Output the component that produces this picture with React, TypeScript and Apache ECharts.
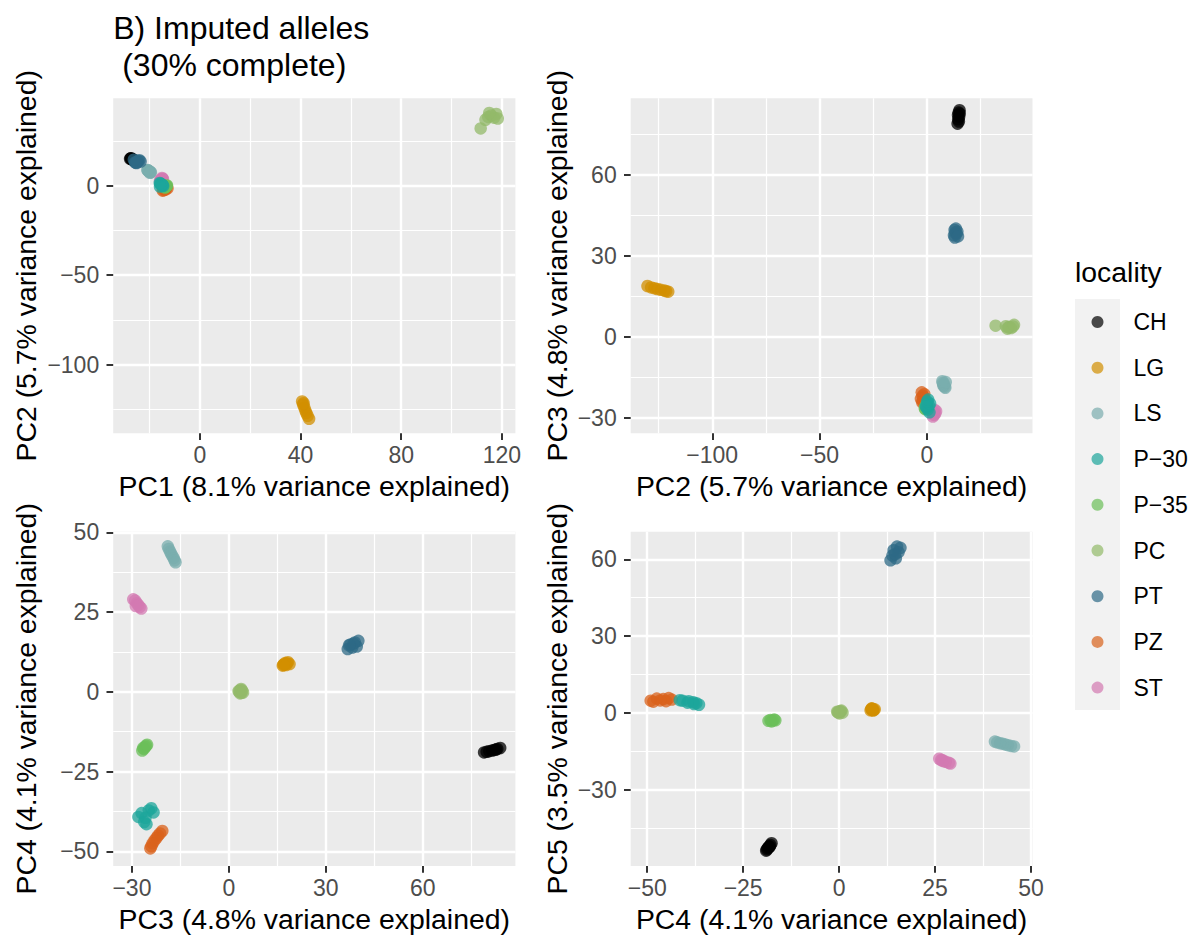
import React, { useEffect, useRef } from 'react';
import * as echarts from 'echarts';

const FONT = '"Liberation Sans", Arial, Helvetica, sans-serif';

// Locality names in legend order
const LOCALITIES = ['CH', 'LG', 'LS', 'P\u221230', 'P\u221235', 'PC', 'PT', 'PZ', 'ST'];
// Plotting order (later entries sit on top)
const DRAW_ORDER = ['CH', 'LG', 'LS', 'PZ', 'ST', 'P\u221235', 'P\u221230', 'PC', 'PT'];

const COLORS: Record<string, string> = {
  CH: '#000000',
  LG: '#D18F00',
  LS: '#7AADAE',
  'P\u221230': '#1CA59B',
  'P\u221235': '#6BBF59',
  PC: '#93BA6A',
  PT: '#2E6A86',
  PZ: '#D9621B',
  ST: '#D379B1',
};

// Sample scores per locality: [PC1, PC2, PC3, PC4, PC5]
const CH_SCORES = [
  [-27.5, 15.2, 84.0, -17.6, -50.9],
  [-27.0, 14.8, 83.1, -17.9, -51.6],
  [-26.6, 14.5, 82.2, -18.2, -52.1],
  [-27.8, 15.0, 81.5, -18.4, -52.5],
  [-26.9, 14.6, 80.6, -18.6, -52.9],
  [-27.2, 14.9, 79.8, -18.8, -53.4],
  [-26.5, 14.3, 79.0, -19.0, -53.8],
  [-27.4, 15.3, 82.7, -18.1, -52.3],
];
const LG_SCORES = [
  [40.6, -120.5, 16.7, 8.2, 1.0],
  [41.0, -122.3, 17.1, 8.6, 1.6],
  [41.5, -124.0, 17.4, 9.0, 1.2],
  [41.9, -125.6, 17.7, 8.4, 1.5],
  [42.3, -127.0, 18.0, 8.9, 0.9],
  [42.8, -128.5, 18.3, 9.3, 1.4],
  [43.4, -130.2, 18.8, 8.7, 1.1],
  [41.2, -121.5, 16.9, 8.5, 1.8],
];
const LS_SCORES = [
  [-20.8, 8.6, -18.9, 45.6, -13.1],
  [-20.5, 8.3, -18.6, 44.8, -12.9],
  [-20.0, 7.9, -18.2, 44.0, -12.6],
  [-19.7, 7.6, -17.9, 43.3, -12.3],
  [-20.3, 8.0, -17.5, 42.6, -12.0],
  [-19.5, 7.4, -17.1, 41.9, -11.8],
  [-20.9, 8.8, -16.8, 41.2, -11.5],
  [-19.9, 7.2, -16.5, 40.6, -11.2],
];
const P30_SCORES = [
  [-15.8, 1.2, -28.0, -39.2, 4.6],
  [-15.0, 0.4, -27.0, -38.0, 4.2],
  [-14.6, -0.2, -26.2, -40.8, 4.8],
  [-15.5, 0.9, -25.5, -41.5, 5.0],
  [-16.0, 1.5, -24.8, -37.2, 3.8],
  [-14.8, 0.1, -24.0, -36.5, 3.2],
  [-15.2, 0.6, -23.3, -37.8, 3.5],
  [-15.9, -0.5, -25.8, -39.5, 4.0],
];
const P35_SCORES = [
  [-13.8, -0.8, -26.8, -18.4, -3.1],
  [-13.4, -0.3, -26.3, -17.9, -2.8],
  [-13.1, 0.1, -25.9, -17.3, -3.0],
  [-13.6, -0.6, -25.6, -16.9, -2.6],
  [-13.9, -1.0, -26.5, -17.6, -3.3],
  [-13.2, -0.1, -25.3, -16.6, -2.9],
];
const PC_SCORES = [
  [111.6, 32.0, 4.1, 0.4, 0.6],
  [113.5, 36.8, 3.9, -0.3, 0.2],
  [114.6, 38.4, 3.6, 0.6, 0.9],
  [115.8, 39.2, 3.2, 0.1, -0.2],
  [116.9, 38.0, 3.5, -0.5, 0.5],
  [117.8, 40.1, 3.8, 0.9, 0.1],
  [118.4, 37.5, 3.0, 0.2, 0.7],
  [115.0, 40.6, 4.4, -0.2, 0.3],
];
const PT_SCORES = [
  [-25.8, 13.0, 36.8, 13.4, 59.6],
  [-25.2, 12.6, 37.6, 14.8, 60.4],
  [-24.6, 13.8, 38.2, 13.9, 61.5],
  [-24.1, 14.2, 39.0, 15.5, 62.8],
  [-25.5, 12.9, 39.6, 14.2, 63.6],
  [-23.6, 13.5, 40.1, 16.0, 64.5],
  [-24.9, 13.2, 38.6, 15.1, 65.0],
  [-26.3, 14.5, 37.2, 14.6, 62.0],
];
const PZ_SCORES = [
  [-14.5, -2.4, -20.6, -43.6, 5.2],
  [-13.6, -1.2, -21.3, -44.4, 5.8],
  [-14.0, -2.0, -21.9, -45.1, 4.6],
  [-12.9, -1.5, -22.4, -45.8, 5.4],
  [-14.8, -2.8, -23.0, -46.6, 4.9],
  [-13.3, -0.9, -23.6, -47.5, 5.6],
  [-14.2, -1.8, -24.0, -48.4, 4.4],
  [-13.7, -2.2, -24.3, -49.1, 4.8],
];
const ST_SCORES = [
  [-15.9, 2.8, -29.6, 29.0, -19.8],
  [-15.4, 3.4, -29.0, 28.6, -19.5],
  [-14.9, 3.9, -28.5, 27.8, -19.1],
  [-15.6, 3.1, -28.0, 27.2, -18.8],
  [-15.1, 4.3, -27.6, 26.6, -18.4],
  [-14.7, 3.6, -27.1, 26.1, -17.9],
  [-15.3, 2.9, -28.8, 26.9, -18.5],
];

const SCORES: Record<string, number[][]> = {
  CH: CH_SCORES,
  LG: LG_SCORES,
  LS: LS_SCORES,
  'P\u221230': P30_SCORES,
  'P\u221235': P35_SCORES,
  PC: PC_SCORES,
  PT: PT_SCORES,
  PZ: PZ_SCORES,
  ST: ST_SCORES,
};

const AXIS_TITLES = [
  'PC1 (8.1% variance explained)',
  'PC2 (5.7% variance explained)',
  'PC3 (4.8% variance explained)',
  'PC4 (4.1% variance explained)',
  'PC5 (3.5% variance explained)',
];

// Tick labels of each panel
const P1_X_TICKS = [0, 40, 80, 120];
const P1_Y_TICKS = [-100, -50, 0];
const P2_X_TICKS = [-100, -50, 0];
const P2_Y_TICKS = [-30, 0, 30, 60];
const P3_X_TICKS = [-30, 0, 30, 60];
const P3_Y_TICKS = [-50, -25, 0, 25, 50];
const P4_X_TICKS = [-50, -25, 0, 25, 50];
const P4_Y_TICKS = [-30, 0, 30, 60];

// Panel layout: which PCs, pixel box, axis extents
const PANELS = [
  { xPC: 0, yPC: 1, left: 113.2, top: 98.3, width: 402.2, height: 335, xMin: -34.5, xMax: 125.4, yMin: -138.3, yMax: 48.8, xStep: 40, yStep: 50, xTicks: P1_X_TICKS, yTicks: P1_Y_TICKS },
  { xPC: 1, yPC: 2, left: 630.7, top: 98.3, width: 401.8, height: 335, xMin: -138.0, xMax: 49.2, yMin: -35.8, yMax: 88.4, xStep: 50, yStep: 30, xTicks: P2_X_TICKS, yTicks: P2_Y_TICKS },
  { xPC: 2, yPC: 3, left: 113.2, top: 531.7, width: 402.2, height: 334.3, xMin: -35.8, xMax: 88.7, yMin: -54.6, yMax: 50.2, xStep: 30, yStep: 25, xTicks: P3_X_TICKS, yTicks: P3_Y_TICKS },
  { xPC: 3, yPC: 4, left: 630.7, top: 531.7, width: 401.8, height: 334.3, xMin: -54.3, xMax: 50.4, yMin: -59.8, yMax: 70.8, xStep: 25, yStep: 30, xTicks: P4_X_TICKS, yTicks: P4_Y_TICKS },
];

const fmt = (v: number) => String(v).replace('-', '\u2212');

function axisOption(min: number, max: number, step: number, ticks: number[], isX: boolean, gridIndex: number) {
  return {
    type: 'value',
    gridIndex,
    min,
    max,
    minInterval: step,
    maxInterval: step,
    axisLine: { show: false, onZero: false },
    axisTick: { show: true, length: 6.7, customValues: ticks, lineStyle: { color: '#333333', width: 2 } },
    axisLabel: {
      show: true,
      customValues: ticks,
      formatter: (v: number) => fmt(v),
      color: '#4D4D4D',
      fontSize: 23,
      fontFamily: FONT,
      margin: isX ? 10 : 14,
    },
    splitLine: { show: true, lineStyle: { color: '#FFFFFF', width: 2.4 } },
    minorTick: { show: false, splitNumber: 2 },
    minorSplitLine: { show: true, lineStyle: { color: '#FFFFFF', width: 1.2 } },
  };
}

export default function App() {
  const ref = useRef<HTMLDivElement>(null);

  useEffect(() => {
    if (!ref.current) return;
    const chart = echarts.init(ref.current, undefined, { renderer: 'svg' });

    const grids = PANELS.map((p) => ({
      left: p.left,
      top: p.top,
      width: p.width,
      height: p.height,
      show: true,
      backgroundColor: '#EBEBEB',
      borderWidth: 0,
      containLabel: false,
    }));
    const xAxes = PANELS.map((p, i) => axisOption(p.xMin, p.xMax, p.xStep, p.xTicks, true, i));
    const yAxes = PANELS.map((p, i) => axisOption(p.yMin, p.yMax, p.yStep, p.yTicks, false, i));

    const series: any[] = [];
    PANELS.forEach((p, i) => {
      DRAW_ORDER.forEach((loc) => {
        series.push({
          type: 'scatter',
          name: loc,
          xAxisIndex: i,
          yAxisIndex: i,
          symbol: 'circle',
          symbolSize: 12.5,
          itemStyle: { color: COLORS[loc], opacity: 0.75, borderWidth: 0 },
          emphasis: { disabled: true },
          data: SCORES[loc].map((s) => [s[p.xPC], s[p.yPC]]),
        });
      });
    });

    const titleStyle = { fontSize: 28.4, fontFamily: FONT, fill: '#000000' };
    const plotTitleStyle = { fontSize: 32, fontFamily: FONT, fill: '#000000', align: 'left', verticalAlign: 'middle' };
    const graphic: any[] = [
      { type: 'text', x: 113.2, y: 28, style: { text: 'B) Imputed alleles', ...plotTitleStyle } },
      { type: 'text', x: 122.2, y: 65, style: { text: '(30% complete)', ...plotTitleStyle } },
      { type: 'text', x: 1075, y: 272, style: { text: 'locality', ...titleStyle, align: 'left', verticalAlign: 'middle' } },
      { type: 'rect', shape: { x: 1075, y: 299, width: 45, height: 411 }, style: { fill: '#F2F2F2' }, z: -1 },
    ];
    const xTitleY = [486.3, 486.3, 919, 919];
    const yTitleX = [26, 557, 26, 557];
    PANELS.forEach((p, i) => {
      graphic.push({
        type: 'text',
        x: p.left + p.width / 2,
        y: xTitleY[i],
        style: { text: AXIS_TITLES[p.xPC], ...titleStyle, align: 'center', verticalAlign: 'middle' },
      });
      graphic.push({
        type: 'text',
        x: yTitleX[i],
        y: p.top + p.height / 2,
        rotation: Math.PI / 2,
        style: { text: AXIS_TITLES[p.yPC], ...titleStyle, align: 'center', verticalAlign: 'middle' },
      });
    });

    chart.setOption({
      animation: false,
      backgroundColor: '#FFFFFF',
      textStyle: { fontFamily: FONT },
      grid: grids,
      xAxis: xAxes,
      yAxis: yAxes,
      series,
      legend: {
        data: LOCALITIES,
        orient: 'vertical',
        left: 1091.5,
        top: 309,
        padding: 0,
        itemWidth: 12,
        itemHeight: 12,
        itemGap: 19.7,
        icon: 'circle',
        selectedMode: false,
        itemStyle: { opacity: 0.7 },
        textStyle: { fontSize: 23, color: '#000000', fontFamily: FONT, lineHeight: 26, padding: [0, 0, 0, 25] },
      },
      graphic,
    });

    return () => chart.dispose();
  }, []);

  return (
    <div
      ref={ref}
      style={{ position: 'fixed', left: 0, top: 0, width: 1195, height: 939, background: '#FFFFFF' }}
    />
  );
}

> Set exercise
Would you reproduce the lines above, from the very first through the line containing "Arial, Helvetica, sans-serif';", exactly and without the pictures?

> Finished exercise
Output the component that produces this picture with React, TypeScript and Apache ECharts.
import React, { useEffect, useRef } from 'react';
import * as echarts from 'echarts';

const FONT = '"Liberation Sans", Arial, Helvetica, sans-serif';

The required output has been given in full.